しかも、ようやく落ち着いたと思えば、「ママも横にくるの~」とか「ミズチ、やっぱりママと寝たいよー」とか、こちらの動揺を誘う戦略に出てきた。
ここで撤退は許されない(それはそれで妻になんと言われるか分からない)ので、必死に前線を死守する。

「ママはお風呂入ってるのよー。ママが良いならパパ、ばいばいしようかー。ミズチ、一人で寝るか?」
と脅しにかかる。大人を舐めてはいけないのである。

しかし、あっさり「うん。いいの。パパ、あっちの部屋で寝ー。自分のベッドに行き~」と突き放される父親。
もうとっくの昔に失っている「父親の威厳」がまたも地に落ちた事を実感させられる次第である。

しょうがないので「もう、また、そんなこと言うて。コワチコ(怖い人、怖いお化けなどの総称。ミズチ作の用語)来るで。さっさと寝えや」と無理やり毛布を掛ける。

ところが、無言の反抗のようにゴロゴロと盛んに寝返りを打ちながら、パパの顔に復讐の肘鉄並びに蹴りを見舞った挙句、「今日一日の出来事」についての演説が始まった。
今日の彼女はほとんど家にいたので、あまりネタがなかったようで、ほとんどが得意の創作物であった。

「しまじろうがぼうき(病気)して、注射を打ったら、ポポちゃんがえーんえーん泣いたから、ミズチママが暗いところにしまじろうを連れて行ったら、しまじろうがごめんなちゃーい、ごめんなちゃーいと言ったの」
という、分かるような分からないような話である。

しかし、夢の中の怖い出来事を引きずって午前中をつぶすくらいリアルなファンタジー娘であるから、その創作も悦に入っていて、思わず引き込まれてしまうのである。
そうして「さっさと寝なさい」と言いつつも、話の続きを聞いてしまうので、やはりまんまとその手に載せられてしまう。
その創作性と空想力を生かせば、将来は立派なSF作家になれるのではないか?と思われるのであるが・・・やはり親の贔屓目だろうか。

さて、そんな思い出話タイムも架橋に入ると、そろそろ寝かしつけを始めて1時間が経ち、さすがに奴も疲れてきて話の内容がますます訳の分からないものになっている。
眠気とともに、創作性が鈍るのだろう。

これで寝てくれると一安心なのだが、奴はまだまだ眠りたくはないようで、寝返りを打つついでに僕の方に転がってくる。
そして、おそらくママにしたなら即死刑を食らうであろう角度で僕の腹部にエルボーを見舞った後、ゴロンと僕の上にのっかかるのである。

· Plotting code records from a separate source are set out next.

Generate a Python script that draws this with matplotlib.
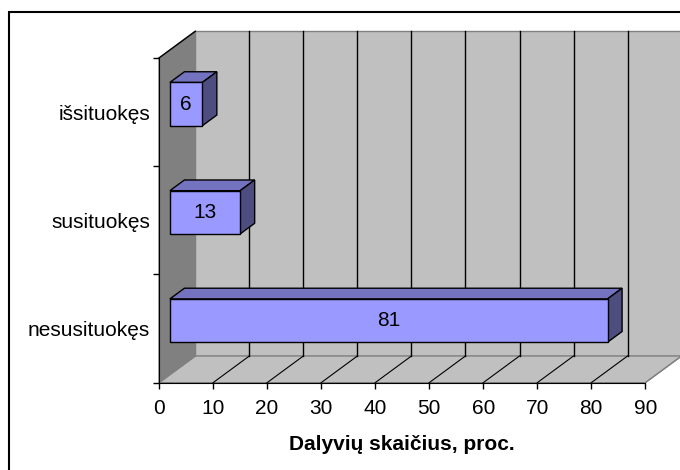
import matplotlib
matplotlib.use("Agg")
import matplotlib.pyplot as plt
import matplotlib.patches as patches

plt.rcParams['font.family'] = ['Liberation Sans', 'DejaVu Sans']

categories = ["nesusituokęs", "susituokęs", "išsituokęs"]
values = [81, 13, 6]
xticks = [0, 10, 20, 30, 40, 50, 60, 70, 80, 90]
xlabel = "Dalyvių skaičius, proc."

# 3d look: depth offset of the back wall in data units
DX = 6.72
DY = 0.247
XMAX = 90
Y0, Y1 = -0.5, 2.5
BAR_H = 0.4
Z0, Z1 = 0.3, 0.7

FRONT = "#9999FF"
TOP = "#7373BF"
SIDE = "#4D4D80"
WALL = "#C0C0C0"
LWALL = "#808080"

fig = plt.figure(figsize=(6.8, 4.7), dpi=100)
ax = fig.add_axes([159 / 680, 1 - 382.7 / 470, (645.3 - 159) / 680, (382.7 - 58) / 470])
ax.set_xlim(0, XMAX)
ax.set_ylim(Y0, Y1)
ax.patch.set_visible(False)

def poly(pts, fc, ec="black", lw=1.0, z=1):
    ax.add_patch(patches.Polygon(pts, closed=True, facecolor=fc, edgecolor=ec,
                                 linewidth=lw, clip_on=False, zorder=z))

# walls and floor
poly([(DX, Y0 + DY), (XMAX + DX, Y0 + DY), (XMAX + DX, Y1 + DY), (DX, Y1 + DY)], WALL, ec="#808080", z=0.5)
poly([(0, Y0), (XMAX, Y0), (XMAX + DX, Y0 + DY), (DX, Y0 + DY)], WALL, ec="#808080", z=0.6)
poly([(0, Y0), (DX, Y0 + DY), (DX, Y1 + DY), (0, Y1)], LWALL, ec="#808080", z=0.7)
ax.plot([0, DX], [Y1, Y1 + DY], color="black", lw=1, clip_on=False, zorder=0.8)

for v in xticks[1:]:
    c = "black" if v < XMAX else "#808080"
    ax.plot([v + DX, v + DX], [Y0 + DY, Y1 + DY], color=c, lw=1, clip_on=False, zorder=0.9)
    ax.plot([v, v + DX], [Y0, Y0 + DY], color=c, lw=0.8, clip_on=False, zorder=0.9)

# bars
for i, v in enumerate(values):
    x0 = Z0 * DX
    y0 = i - BAR_H / 2 + Z0 * DY
    y1 = y0 + BAR_H
    ddx = (Z1 - Z0) * DX
    ddy = (Z1 - Z0) * DY
    poly([(x0, y1), (x0 + v, y1), (x0 + v + ddx, y1 + ddy), (x0 + ddx, y1 + ddy)], TOP, z=2)
    poly([(x0 + v, y0), (x0 + v, y1), (x0 + v + ddx, y1 + ddy), (x0 + v + ddx, y0 + ddy)], SIDE, z=2)
    poly([(x0, y0), (x0 + v, y0), (x0 + v, y1), (x0, y1)], FRONT, z=2)
    ax.text(x0 + v / 2, (y0 + y1) / 2, str(v), ha="center", va="center", fontsize=15, zorder=3)

# axes
for s in ["top", "right"]:
    ax.spines[s].set_visible(False)
ax.spines["left"].set_zorder(4)
ax.spines["bottom"].set_zorder(4)
ax.set_xticks(xticks)
ax.tick_params(axis="x", direction="out", length=4.3, width=1, labelsize=15, pad=7.5)
ax.set_yticks(range(len(categories)))
ax.set_yticklabels(categories)
ax.set_yticks([-0.5, 0.5, 1.5, 2.5], minor=True)
ax.tick_params(axis="y", which="major", length=0, labelsize=15, pad=6.5)
ax.tick_params(axis="y", which="minor", direction="out", length=4.3, width=1)
ax.set_xlabel(xlabel, fontsize=15, fontweight="bold", labelpad=12)

# chart frame
fig.add_artist(patches.Rectangle((9 / 680, -0.1), 1.2, 1.1 - 12 / 470, transform=fig.transFigure,
                                 fill=False, edgecolor="black", linewidth=1.5))

fig.savefig("out.png", dpi=100)
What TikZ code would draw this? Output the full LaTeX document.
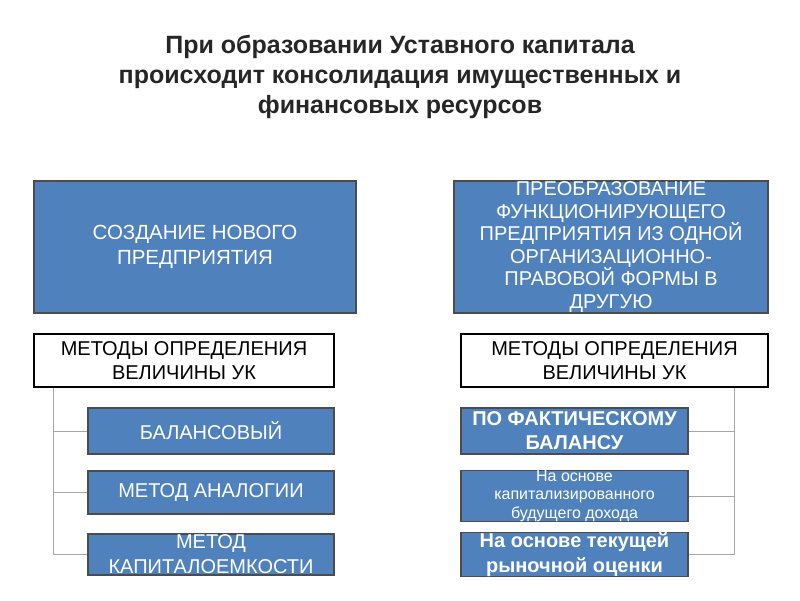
\documentclass[tikz,border=0pt]{standalone}
\usepackage{fontspec}
\setmainfont{Liberation Sans}
\begin{document}
\begin{tikzpicture}[x=1pt,y=-1pt,
 bx/.style={draw=black!70,fill={rgb,255:red,79;green,129;blue,189},line width=1.2pt,text=white,align=center,inner sep=0pt},
 wb/.style={draw=black,fill=white,line width=1.6pt,align=center,inner sep=0pt},
 ln/.style={draw=gray!70,line width=0.7pt}]
\useasboundingbox (0,0) rectangle (800,600);
\node[font=\bfseries\fontsize{25}{30}\selectfont,align=center,text=black!85] (t) at (400,77) {При образовании Уставного капитала\\происходит консолидация имущественных и\\финансовых ресурсов};
\node[bx,minimum width=322,minimum height=132,font=\fontsize{20.5}{25}\selectfont] (a) at (195,247) {СОЗДАНИЕ НОВОГО\\ПРЕДПРИЯТИЯ};
\node[bx,minimum width=314,minimum height=132,font=\fontsize{20}{22.5}\selectfont] (b) at (611,247) {ПРЕОБРАЗОВАНИЕ\\ФУНКЦИОНИРУЮЩЕГО\\ПРЕДПРИЯТИЯ ИЗ ОДНОЙ\\ОРГАНИЗАЦИОННО-\\ПРАВОВОЙ ФОРМЫ В\\ДРУГУЮ};
\node[wb,minimum width=300,minimum height=53,font=\fontsize{20}{24}\selectfont] (lm) at (184,360.5) {МЕТОДЫ ОПРЕДЕЛЕНИЯ\\ВЕЛИЧИНЫ УК};
\node[wb,minimum width=307,minimum height=53,font=\fontsize{20}{24}\selectfont] (rm) at (614.5,360.5) {МЕТОДЫ ОПРЕДЕЛЕНИЯ\\ВЕЛИЧИНЫ УК};
\node[bx,minimum width=246,minimum height=46,font=\fontsize{20}{24}\selectfont] (l1) at (211,431) {БАЛАНСОВЫЙ};
\node[bx,minimum width=246,minimum height=43,font=\fontsize{20}{24}\selectfont] (l2) at (211,492.5) {МЕТОД АНАЛОГИИ};
\node[bx,minimum width=246,minimum height=41,font=\fontsize{20}{25}\selectfont] (l3) at (211,554.5) {МЕТОД\\КАПИТАЛОЕМКОСТИ};
\node[bx,minimum width=227,minimum height=46,font=\bfseries\fontsize{20}{24}\selectfont] (r1) at (574.5,431) {ПО ФАКТИЧЕСКОМУ\\БАЛАНСУ};
\node[bx,minimum width=227,minimum height=50,font=\fontsize{16}{18.5}\selectfont] (r2) at (574.5,496) {На основе\\капитализированного\\будущего дохода};
\node[bx,minimum width=227,minimum height=41,font=\bfseries\fontsize{20}{25}\selectfont] (r3) at (574.5,554.5) {На основе текущей\\рыночной оценки};
\coordinate (lt) at (53,388);
\coordinate (rt) at (734,388);
\draw[ln] (lt) |- (l3.west) (lt|-l1.west) -- (l1.west) (lt|-l2.west) -- (l2.west);
\draw[ln] (rt) |- (r3.east) (rt|-r1.east) -- (r1.east) (rt|-r2.east) -- (r2.east);
\end{tikzpicture}
\end{document}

そして、眠い眼のまま、僕の顔の上で「えへへ」と笑い、「パパ、かっくいいー」とチューをしてくれた。

!!

生きてて良かった・・・と心底思う瞬間である。
神様ありがとう!とこのときばかりは無心論者を返上した。

そして、薄暗い部屋の中で見る我が子は本当にドキッとするくらいかわいくて、惚れてしまいそうになるのだ・・・。
(あ、もう惚れてるけど・・・)
(いかん、また正妻に嫉妬されてしまう・・・)

そして、パパを夢うつつにさせたのち、またゴロゴロと自分の世界に奴は戻っていくのだ。
もう十分眠たいので、静かな呼吸とともに部屋のエネルギーもスーッと下がってくる。

ああ、これで大丈夫。
今日はこの「眠る場」ができるまでに1時間以上かかってしまった・・・と反省しつつ、チューの感触を思い出してニヤニヤしてしまうのであった。
とりあえず、妻にはこの顔は見せられない。できるだけ、無表情に日常生活に戻らねば・・・。

そして、何とか大役を果たした後、再び仕事部屋へと戻って、残りの作業に取り掛かる。
すると心なしかリラックスしており、体も軽くなっていることに気付かされる。